Reviewed by Steven H Silver
The future, according to veteran SF author Frederik Pohl is extremely bleak. He demonstrates this from the first page of his novel, The Siege of Eternity by including interruptions to the main plot which point out the violence and fear which pervades American culture. Into this society comes an message from an alien race. Pohl deals with the immediate aftermath of this contact in the first book of the series, The Other End of Time.
Opening with the arrest of Dan Dannerman, the hero from the first book, Pohl sets the reader up for a fairly typical space opera which, in many ways, calls back to an earlier time in the history of science fiction. Pohl initially does a good job of filling in the backstory without being to obviously repetitive from the first novel.

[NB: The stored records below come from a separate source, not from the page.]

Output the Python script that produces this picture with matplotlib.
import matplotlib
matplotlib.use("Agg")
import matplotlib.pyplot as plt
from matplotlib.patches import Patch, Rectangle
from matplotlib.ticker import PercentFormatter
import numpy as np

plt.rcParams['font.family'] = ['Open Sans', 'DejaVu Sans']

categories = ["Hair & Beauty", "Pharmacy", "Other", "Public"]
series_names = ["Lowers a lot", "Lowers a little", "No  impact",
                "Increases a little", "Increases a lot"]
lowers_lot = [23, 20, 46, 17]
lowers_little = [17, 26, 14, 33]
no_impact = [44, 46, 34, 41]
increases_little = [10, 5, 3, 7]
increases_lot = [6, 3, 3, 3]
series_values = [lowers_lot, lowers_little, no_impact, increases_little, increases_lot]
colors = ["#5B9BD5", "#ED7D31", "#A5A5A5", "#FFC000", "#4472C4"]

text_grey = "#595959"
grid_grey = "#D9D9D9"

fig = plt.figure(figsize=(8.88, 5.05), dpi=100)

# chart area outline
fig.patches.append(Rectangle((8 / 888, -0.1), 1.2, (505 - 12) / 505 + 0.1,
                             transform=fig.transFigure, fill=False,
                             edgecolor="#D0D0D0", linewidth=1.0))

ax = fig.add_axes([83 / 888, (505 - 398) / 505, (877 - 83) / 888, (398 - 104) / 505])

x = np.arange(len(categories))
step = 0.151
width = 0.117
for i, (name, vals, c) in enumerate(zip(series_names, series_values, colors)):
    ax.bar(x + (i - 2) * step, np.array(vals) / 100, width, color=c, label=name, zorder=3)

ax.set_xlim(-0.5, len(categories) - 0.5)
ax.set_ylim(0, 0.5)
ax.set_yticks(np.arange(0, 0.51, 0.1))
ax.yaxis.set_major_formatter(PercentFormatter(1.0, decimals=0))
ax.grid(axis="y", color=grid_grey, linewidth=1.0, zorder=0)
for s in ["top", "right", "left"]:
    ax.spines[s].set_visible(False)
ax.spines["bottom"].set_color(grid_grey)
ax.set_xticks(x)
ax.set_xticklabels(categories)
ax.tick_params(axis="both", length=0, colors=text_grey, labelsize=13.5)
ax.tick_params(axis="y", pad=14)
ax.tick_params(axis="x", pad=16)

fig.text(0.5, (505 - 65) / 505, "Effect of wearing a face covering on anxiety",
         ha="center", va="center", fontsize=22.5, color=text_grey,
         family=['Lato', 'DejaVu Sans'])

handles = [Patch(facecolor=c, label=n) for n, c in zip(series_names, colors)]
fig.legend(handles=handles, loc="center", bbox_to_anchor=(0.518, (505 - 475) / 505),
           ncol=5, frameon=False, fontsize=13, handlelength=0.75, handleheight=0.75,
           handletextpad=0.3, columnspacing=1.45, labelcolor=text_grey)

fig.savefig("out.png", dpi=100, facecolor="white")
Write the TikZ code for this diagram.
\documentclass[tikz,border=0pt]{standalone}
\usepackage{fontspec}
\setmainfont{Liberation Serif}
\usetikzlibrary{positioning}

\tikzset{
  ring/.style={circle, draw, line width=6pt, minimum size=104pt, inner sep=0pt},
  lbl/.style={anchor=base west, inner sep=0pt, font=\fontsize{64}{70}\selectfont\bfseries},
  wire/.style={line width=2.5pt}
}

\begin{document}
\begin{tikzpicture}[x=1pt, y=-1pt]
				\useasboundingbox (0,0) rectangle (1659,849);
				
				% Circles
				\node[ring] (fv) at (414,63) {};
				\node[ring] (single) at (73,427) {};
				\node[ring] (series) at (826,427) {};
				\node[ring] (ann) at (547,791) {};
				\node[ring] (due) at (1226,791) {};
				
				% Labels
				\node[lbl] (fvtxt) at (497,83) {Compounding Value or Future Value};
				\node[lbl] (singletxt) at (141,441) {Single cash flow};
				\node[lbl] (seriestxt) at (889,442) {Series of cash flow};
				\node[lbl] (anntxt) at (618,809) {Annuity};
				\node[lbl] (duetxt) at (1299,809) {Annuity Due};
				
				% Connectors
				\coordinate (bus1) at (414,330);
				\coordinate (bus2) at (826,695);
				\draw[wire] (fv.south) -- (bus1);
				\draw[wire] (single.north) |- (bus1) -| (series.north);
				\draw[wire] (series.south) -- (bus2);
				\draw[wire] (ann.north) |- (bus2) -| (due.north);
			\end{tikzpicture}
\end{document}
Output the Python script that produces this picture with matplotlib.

Unfortunately, the first third of the novel continues to tell the reader what has happened without showing them anything. There is very little action as Dannerman and his cousin, Pat Adcock are questioned by the National Bureau of Investigation and later do their own questioning of others. Instead of writing about the action, Pohl is describing events which have all occured off-stage.
Another one of the big problems with the novel is Pohl's use of parenthetical asides to fill in the details of his world. Instead of using these blurbs to break up chapters or sub-chapters, they are inserted, almost stream-of-conciously between paragraphs, often giving a disjointed feel the the flow of the novel.
While an argument could be made that The Siege of Eternity is a novel of ideas, or at least a novel of idea, Pohl does not introduce any of his philosophy into the novel until relatively near the end. A cerebral novel should begin giving the reader something to think about within the first ten pages. The Siege of Eternity doesn't even work as a first contact novel since the powers that be are not particularly interested in the aliens who eventually appear on Earth.
This year (1997) marks the sixtieth anniversary of Frederik Pohl's first sale ("Elegy to a Dead Satellite: Luna", Amazing Stories, 10/37, as by Elton Andrews). Over the years, he has written an incredible amount of science fiction, much of it fantastic. The Siege of Eternity does not belong among Pohl's best work. Readers, particularly those not particularly familiar with Pohl's writing, would be better served by picking up a copy of Gateway, Man Plus or his more recent Mining the Oort.